• **TASK**
Type out the data exactly as given. Skip any image.

• **DATA BLOCK**
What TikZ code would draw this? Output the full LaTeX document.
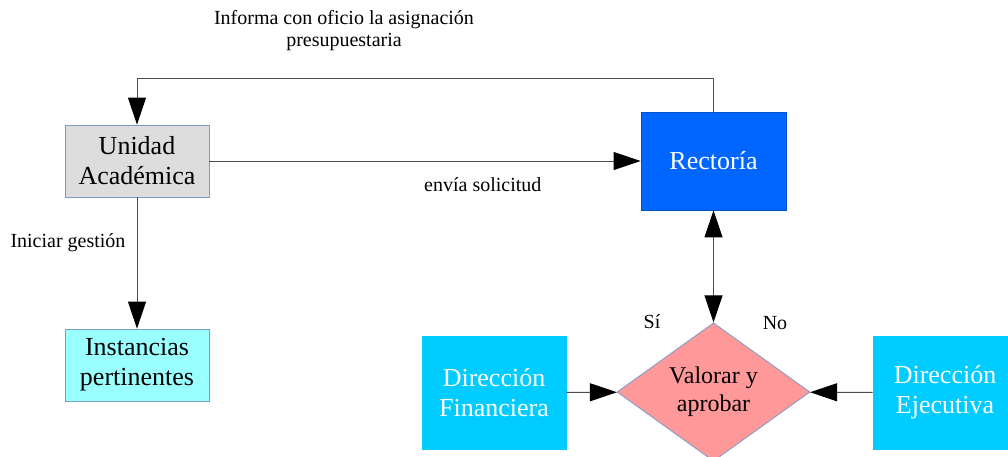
\documentclass[tikz,border=0pt]{standalone}
\usepackage{fontspec}
\setmainfont{Liberation Serif}
\usetikzlibrary{arrows.meta,shapes.geometric}
\definecolor{gris}{HTML}{DDDDDD}
\definecolor{celeste}{HTML}{99FFFF}
\definecolor{azul}{HTML}{0066FF}
\definecolor{cian}{HTML}{00CCFF}
\definecolor{rosa}{HTML}{FF9999}
\definecolor{borde}{HTML}{7B9BCB}
\tikzset{
  caja/.style={draw=borde,line width=0.8pt,minimum width=144pt,minimum height=72pt,
    inner sep=0pt,align=center,font=\fontsize{26}{30}\selectfont},
  direccion/.style={caja,fill=cian,draw=cian,text=white,minimum height=113pt},
  etiq/.style={align=center,font=\fontsize{20}{22}\selectfont},
  linea/.style={draw=black!70,line width=1pt},
  flecha/.style={linea,-{Triangle[length=27pt,width=18pt,color=black]}},
  doble/.style={linea,{Triangle[length=27pt,width=18pt,color=black]}-{Triangle[length=27pt,width=18pt,color=black]}}
}
\begin{document}
\begin{tikzpicture}[x=1pt,y=-1pt]
  \useasboundingbox (0,0) rectangle (1008,456);
  \clip (0,0) rectangle (1008,456);
  % cajas
  \node[caja,fill=gris] (unidad) at (137,161) {Unidad\\Académica};
  \node[caja,fill=celeste] (instancias) at (137,365) {Instancias\\pertinentes};
  \node[caja,fill=azul,draw=azul!80!black,text=white,minimum width=145pt,minimum height=98pt]
    (rectoria) at (713.5,161) {Rectoría};
  \node[direccion] (financiera) at (494,392.5) {Dirección\\Financiera};
  \node[direccion] (ejecutiva) at (945,392.5) {Dirección\\Ejecutiva};
  \node[diamond,draw=borde,line width=0.8pt,fill=rosa,minimum width=193pt,minimum height=138pt,
    inner sep=0pt,align=center,font=\fontsize{24}{28}\selectfont] (valorar) at (713.5,392) {Valorar y\\aprobar};
  % conectores
  \draw[flecha] (unidad) -- node[etiq,pos=0.634,yshift=-24pt] (envia) {envía solicitud} (rectoria);
  \draw[flecha] (rectoria.north) -- ++(0,-33) -| (unidad.north);
  \draw[flecha] (unidad) -- (instancias);
  \draw[doble] (rectoria) -- (valorar);
  \draw[flecha] (financiera) -- (valorar);
  \draw[flecha] (ejecutiva) -- (valorar);
  % etiquetas
  \node[etiq] (informa) at (344,31) {Informa con oficio la asignación\\presupuestaria};
  \node[etiq] (iniciar) at (68,243) {Iniciar gestión};
  \node[etiq] (si) at (652,322) {Sí};
  \node[etiq] (no) at (775,323) {No};
\end{tikzpicture}
\end{document}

• **ANSWER FOR THE TASK**
What TikZ code would draw this? Output the full LaTeX document.
\documentclass[tikz,border=0pt]{standalone}
\usepackage{fontspec}
\setmainfont{Liberation Serif}
\usetikzlibrary{arrows.meta,shapes.geometric}
\definecolor{gris}{HTML}{DDDDDD}
\definecolor{celeste}{HTML}{99FFFF}
\definecolor{azul}{HTML}{0066FF}
\definecolor{cian}{HTML}{00CCFF}
\definecolor{rosa}{HTML}{FF9999}
\definecolor{borde}{HTML}{7B9BCB}
\tikzset{
  caja/.style={draw=borde,line width=0.8pt,minimum width=144pt,minimum height=72pt,
    inner sep=0pt,align=center,font=\fontsize{26}{30}\selectfont},
  direccion/.style={caja,fill=cian,draw=cian,text=white,minimum height=113pt},
  etiq/.style={align=center,font=\fontsize{20}{22}\selectfont},
  linea/.style={draw=black!70,line width=1pt},
  flecha/.style={linea,-{Triangle[length=27pt,width=18pt,color=black]}},
  doble/.style={linea,{Triangle[length=27pt,width=18pt,color=black]}-{Triangle[length=27pt,width=18pt,color=black]}}
}
\begin{document}
\begin{tikzpicture}[x=1pt,y=-1pt]
  \useasboundingbox (0,0) rectangle (1008,456);
  \clip (0,0) rectangle (1008,456);
  % cajas
  \node[caja,fill=gris] (unidad) at (137,161) {Unidad\\Académica};
  \node[caja,fill=celeste] (instancias) at (137,365) {Instancias\\pertinentes};
  \node[caja,fill=azul,draw=azul!80!black,text=white,minimum width=145pt,minimum height=98pt]
    (rectoria) at (713.5,161) {Rectoría};
  \node[direccion] (financiera) at (494,392.5) {Dirección\\Financiera};
  \node[direccion] (ejecutiva) at (945,392.5) {Dirección\\Ejecutiva};
  \node[diamond,draw=borde,line width=0.8pt,fill=rosa,minimum width=193pt,minimum height=138pt,
    inner sep=0pt,align=center,font=\fontsize{24}{28}\selectfont] (valorar) at (713.5,392) {Valorar y\\aprobar};
  % conectores
  \draw[flecha] (unidad) -- node[etiq,pos=0.634,yshift=-24pt] (envia) {envía solicitud} (rectoria);
  \draw[flecha] (rectoria.north) -- ++(0,-33) -| (unidad.north);
  \draw[flecha] (unidad) -- (instancias);
  \draw[doble] (rectoria) -- (valorar);
  \draw[flecha] (financiera) -- (valorar);
  \draw[flecha] (ejecutiva) -- (valorar);
  % etiquetas
  \node[etiq] (informa) at (344,31) {Informa con oficio la asignación\\presupuestaria};
  \node[etiq] (iniciar) at (68,243) {Iniciar gestión};
  \node[etiq] (si) at (652,322) {Sí};
  \node[etiq] (no) at (775,323) {No};
\end{tikzpicture}
\end{document}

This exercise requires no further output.